Hybrid Beamforming for Terahertz Wireless Communications: Challenges, Architectures, and Open Problems

Terahertz (THz) communications are regarded as a pillar technology for 6G wireless systems, by offering multi-ten-GHz bandwidth. To overcome the short transmission distance and huge propagation loss, ultra-massive (UM) MIMO systems that employ sub-millimeter wavelength antenna arrays are proposed to enable an enticingly high array gain. In UM-MIMO systems, hybrid beamforming stands out for its great potential in promisingly high data rate and reduced power consumption. In this article, challenges and features of the THz hybrid beamforming design are investigated, in light of the distinctive THz peculiarities.
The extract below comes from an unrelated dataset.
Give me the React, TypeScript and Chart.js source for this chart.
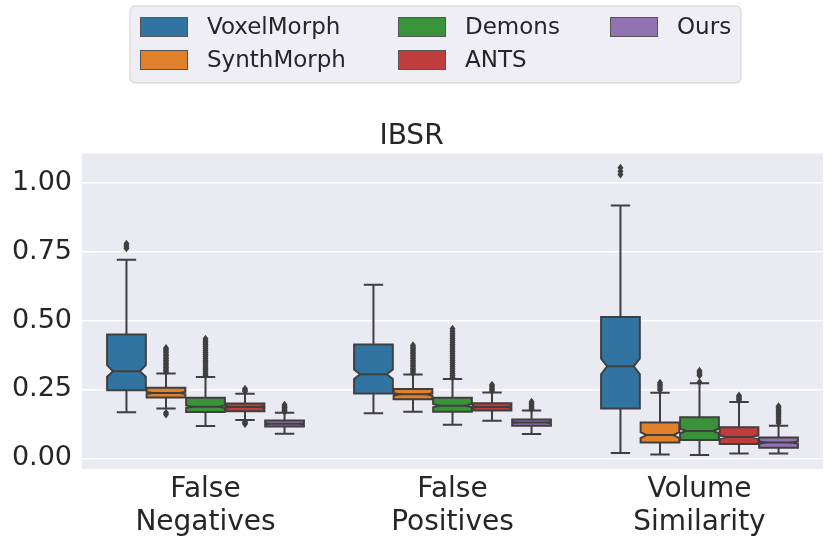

Specifically, we investigate that the spatial degree-of-freedom is poor, which is caused by the extreme sparsity of the THz channel. The blockage problem caused by the huge reflection and scattering losses is studied. We analyze the challenges led by the array containing 1024 or more antennas, including the requirement for dynamic subarray architecture, strict energy efficiency, and propagation characterization based on spherical-wave propagation mechanisms. Owning to multi-ten-GHz bandwidth, beam squint effect could cause tens of dB array gain loss. Inspired by these facts, three novel THz-specific hybrid beamforming architectures are presented, including widely-spaced multi-subarray, dynamic array-of-subarrays, and dynamic-subar-ray with fixed-true-time-delay architectures. We also demonstrate the potential data rate, power consumption, and array gain capabilities for THz communications. As a roadmap of THz hybrid beamforming design, multiple open problems and potential research directions are elaborated.